» INFORMATION PROVIDED:
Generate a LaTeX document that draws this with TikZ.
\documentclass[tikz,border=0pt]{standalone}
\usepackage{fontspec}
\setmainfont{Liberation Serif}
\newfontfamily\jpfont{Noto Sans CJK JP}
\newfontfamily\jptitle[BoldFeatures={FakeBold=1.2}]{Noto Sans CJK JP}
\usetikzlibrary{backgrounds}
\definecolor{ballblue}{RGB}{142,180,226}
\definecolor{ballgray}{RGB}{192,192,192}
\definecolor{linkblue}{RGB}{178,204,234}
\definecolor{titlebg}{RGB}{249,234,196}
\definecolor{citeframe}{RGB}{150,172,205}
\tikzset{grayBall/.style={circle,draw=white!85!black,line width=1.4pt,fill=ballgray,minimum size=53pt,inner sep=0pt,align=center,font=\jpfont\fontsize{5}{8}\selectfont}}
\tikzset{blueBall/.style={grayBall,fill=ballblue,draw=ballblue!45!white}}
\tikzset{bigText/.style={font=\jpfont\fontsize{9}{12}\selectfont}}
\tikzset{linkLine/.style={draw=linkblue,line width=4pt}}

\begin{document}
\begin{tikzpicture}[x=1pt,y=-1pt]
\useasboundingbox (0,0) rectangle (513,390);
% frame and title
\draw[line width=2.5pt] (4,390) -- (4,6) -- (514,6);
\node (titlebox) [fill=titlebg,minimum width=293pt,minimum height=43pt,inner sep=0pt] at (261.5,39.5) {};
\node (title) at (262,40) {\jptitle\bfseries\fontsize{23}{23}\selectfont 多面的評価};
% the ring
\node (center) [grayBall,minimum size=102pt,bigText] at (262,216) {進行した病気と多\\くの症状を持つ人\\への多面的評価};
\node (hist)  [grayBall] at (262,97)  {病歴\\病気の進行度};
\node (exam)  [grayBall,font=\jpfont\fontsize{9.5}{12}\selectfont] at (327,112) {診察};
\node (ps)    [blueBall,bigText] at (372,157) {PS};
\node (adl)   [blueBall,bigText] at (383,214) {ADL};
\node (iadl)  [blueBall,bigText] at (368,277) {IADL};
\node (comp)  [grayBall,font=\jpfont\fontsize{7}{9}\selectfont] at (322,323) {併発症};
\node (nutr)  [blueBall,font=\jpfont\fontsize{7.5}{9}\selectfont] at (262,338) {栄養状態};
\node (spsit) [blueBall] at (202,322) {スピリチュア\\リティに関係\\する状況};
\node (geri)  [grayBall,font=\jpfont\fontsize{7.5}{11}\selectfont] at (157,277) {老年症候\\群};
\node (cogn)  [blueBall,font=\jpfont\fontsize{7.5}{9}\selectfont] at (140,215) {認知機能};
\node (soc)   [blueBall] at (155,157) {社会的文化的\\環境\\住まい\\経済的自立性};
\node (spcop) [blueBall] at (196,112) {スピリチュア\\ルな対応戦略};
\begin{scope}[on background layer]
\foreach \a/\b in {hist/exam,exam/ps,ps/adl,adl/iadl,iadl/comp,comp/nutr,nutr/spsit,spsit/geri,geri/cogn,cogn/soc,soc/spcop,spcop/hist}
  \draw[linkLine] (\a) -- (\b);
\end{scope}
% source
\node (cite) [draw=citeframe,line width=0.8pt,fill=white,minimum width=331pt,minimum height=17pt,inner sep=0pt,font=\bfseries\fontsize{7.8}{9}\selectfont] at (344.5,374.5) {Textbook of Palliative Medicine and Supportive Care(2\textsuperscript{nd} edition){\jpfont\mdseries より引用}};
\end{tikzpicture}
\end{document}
==
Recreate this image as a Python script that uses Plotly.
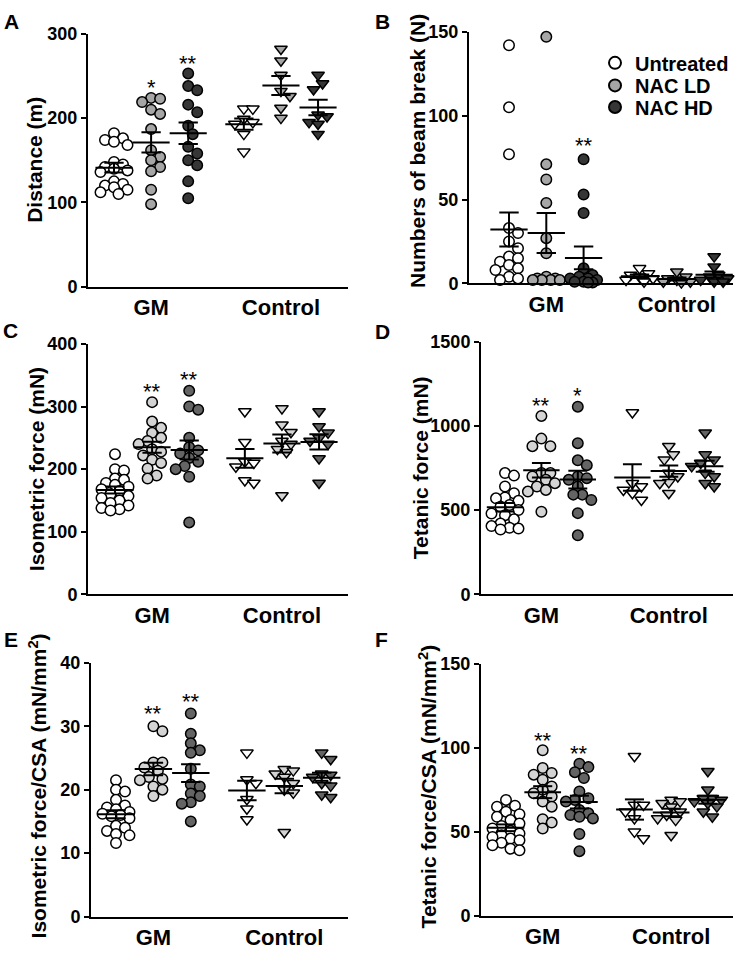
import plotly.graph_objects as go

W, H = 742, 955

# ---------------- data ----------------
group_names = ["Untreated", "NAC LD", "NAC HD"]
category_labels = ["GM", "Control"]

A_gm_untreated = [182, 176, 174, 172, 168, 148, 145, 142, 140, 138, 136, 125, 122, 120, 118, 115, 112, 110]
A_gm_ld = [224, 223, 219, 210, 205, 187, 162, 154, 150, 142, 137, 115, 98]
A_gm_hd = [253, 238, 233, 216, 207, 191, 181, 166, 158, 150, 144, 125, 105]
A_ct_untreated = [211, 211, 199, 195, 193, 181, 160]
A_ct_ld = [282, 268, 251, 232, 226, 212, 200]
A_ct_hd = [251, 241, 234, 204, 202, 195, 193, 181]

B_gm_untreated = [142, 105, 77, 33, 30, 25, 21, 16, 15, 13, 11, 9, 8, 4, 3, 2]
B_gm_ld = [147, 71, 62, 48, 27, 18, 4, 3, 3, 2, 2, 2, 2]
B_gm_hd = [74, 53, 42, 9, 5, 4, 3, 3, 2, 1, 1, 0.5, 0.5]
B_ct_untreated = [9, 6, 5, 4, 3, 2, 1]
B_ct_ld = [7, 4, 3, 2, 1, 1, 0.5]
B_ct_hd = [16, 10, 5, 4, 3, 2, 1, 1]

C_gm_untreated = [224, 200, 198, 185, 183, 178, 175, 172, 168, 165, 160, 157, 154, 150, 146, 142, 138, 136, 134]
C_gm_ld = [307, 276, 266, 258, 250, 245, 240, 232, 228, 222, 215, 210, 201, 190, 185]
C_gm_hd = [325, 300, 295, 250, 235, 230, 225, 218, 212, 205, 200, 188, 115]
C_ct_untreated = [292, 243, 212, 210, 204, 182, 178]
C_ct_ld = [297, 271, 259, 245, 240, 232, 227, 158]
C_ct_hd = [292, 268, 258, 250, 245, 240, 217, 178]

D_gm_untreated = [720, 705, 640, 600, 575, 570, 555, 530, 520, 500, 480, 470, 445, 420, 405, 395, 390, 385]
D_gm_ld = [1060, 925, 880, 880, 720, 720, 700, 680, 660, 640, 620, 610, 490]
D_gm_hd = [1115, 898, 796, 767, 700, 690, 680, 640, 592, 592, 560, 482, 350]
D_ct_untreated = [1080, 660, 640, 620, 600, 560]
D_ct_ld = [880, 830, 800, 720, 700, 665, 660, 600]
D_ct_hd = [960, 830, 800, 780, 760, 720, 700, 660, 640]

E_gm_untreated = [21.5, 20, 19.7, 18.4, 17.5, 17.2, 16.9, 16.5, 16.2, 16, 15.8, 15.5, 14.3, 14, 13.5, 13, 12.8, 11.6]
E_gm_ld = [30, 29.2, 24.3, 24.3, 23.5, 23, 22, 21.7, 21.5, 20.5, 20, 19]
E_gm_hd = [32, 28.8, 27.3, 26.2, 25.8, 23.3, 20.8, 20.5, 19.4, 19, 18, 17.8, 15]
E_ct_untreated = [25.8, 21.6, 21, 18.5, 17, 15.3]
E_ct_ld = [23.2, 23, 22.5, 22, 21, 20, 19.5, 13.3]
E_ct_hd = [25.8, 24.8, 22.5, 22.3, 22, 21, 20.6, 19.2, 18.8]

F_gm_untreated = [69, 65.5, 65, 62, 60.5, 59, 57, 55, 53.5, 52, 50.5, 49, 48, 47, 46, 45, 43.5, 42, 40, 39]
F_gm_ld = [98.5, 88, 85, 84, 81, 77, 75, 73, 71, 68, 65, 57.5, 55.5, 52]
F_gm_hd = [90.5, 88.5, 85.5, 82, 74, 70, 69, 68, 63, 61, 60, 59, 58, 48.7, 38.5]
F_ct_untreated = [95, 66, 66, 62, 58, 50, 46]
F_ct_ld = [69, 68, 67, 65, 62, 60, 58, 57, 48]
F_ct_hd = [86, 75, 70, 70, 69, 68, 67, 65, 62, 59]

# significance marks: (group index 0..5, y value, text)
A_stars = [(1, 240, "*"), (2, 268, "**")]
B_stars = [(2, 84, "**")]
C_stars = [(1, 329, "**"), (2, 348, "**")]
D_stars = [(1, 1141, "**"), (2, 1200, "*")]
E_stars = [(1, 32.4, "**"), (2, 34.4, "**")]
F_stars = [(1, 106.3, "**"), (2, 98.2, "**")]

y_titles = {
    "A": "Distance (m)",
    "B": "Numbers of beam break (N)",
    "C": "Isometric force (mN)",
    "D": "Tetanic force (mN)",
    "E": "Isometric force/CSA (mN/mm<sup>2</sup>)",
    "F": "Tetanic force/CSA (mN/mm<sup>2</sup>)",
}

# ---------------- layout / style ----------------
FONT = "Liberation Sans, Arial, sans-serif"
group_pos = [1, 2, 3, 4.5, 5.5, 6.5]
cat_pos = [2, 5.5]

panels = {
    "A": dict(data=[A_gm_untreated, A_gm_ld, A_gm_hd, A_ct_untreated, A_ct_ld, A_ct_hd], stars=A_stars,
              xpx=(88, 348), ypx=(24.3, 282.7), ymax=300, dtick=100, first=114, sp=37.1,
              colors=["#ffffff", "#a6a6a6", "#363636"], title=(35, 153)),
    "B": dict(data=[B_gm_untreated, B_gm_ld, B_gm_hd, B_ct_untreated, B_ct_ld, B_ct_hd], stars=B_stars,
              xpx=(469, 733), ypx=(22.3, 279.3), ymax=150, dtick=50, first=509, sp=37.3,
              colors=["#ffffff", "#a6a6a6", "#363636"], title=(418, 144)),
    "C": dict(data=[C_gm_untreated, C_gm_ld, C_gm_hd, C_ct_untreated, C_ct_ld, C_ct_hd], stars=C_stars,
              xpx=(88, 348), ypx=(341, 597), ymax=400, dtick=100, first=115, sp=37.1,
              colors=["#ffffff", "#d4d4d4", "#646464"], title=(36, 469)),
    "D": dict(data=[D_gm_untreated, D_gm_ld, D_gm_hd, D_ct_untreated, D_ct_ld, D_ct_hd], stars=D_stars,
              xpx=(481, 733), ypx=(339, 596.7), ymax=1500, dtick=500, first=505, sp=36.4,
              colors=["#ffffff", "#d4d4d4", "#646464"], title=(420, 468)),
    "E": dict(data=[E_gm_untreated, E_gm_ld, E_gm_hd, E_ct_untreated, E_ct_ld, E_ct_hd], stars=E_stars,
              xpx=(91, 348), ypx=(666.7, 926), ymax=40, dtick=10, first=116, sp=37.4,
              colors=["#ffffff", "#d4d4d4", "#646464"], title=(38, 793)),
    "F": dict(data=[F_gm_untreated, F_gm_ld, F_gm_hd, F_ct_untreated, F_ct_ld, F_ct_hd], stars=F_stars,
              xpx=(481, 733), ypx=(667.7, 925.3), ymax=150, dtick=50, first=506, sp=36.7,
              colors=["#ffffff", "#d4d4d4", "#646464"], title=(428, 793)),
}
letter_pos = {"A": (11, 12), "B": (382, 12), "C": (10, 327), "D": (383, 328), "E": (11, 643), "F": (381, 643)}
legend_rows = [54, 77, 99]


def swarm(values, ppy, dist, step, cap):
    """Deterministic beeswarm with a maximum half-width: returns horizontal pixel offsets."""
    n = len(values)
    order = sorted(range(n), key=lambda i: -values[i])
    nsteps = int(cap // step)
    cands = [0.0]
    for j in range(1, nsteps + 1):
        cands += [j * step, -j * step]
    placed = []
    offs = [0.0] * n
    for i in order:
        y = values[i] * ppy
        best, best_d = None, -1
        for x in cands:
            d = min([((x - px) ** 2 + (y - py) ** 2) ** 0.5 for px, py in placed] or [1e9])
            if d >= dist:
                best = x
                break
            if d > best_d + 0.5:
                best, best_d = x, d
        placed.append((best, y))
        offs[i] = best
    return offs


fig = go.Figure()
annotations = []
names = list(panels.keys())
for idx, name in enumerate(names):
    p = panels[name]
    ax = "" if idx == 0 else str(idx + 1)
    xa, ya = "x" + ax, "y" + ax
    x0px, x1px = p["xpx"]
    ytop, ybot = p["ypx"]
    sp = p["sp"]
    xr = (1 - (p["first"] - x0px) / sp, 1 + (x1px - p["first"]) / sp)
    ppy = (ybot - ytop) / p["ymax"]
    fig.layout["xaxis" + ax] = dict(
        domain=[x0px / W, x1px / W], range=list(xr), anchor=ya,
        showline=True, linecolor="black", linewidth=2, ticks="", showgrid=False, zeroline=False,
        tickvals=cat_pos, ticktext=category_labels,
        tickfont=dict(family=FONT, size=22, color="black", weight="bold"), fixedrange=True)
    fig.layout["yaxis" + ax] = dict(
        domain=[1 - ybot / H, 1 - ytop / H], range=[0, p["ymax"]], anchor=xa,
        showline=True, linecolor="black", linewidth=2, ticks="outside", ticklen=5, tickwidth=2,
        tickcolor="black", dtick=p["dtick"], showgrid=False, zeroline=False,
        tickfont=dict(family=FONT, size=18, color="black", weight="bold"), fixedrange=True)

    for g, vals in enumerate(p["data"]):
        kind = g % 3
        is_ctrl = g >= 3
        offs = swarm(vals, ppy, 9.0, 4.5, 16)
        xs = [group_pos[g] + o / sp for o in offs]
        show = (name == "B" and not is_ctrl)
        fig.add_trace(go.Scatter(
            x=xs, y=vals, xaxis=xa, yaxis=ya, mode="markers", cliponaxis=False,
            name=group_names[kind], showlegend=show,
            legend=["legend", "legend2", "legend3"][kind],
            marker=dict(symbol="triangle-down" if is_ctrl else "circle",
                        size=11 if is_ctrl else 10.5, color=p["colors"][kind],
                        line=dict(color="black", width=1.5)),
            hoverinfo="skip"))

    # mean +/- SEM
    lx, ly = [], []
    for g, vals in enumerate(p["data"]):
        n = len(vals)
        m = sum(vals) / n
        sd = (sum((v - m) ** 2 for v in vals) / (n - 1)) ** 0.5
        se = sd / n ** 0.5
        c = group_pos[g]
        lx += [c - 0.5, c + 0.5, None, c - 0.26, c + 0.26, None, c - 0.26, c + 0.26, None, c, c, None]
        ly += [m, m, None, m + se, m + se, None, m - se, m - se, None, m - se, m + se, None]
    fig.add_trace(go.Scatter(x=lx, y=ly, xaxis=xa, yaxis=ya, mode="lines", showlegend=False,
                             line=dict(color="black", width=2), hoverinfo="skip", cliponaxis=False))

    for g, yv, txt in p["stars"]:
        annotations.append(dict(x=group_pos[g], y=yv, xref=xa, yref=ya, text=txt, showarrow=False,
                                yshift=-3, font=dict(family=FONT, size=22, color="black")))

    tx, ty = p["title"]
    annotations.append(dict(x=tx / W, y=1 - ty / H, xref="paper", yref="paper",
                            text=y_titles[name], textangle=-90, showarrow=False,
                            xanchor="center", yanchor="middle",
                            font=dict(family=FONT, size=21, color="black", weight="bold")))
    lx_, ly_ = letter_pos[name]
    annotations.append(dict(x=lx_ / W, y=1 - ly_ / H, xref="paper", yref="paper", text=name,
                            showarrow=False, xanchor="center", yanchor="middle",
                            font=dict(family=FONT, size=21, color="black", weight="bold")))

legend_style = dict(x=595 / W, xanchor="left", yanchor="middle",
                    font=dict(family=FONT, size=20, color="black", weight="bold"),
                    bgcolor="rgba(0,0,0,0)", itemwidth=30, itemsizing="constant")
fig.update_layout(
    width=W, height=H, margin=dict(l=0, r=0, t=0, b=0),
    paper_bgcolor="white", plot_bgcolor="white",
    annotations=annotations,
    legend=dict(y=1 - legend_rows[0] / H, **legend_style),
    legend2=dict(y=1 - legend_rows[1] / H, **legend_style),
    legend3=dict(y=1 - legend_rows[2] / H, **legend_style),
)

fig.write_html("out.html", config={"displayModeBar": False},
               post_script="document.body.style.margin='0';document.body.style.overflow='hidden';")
...
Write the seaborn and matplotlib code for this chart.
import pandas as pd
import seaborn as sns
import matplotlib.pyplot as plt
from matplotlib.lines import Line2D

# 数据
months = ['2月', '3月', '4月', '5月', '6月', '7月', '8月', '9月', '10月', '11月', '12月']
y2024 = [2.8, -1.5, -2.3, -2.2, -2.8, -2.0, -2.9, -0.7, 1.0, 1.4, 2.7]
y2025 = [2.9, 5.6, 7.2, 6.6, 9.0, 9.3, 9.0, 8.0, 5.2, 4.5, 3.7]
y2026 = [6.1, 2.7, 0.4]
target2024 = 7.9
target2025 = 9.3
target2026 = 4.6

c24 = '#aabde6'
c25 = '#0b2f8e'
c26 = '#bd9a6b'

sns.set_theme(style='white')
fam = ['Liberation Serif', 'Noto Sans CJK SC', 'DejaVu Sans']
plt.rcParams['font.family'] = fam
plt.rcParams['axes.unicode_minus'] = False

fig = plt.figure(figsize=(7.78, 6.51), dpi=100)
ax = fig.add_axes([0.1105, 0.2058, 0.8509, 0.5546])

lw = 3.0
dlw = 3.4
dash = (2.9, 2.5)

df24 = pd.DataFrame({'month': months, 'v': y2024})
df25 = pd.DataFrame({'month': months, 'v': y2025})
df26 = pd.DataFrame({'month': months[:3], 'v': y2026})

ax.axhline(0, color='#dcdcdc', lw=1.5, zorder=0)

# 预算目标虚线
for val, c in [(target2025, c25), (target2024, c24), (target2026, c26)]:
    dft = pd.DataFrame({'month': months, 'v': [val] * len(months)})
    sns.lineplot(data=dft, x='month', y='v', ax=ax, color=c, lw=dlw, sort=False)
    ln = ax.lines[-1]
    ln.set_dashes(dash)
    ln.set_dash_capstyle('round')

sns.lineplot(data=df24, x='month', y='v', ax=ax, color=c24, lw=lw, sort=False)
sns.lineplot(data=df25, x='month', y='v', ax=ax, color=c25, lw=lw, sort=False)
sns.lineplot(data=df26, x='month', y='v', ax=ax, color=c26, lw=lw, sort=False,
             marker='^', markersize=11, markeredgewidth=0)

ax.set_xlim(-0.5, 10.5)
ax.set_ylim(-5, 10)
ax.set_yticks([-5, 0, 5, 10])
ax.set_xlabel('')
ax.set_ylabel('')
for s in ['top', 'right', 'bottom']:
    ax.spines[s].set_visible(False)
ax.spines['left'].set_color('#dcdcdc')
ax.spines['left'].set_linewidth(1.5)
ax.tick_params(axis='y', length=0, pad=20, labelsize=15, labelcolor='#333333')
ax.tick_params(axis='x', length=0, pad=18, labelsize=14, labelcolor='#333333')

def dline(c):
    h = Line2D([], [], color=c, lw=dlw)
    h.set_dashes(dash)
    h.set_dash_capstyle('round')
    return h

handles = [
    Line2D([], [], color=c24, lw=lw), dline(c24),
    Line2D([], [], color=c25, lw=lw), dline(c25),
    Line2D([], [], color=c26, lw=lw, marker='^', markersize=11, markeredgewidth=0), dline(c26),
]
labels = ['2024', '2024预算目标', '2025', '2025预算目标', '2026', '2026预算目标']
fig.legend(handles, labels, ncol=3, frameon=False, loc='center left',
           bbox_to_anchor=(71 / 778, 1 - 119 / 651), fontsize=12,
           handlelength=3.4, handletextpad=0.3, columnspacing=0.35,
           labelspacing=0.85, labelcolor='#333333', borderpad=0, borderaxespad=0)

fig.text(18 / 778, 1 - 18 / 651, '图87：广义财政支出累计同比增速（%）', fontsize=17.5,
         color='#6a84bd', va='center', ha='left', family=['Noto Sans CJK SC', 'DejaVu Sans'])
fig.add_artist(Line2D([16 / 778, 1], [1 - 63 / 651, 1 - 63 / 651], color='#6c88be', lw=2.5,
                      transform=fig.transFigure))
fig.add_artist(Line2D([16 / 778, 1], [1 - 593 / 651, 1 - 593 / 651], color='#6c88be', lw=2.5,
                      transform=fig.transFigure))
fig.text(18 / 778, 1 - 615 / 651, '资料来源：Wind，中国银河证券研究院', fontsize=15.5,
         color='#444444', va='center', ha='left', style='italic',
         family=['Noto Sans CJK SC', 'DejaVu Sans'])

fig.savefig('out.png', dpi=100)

» GOAL:
Return all lines containing the word "that".

» EXERCISE ANSWER:
Generate a LaTeX document that draws this with TikZ.
Recreate this image as a Python script that uses Plotly.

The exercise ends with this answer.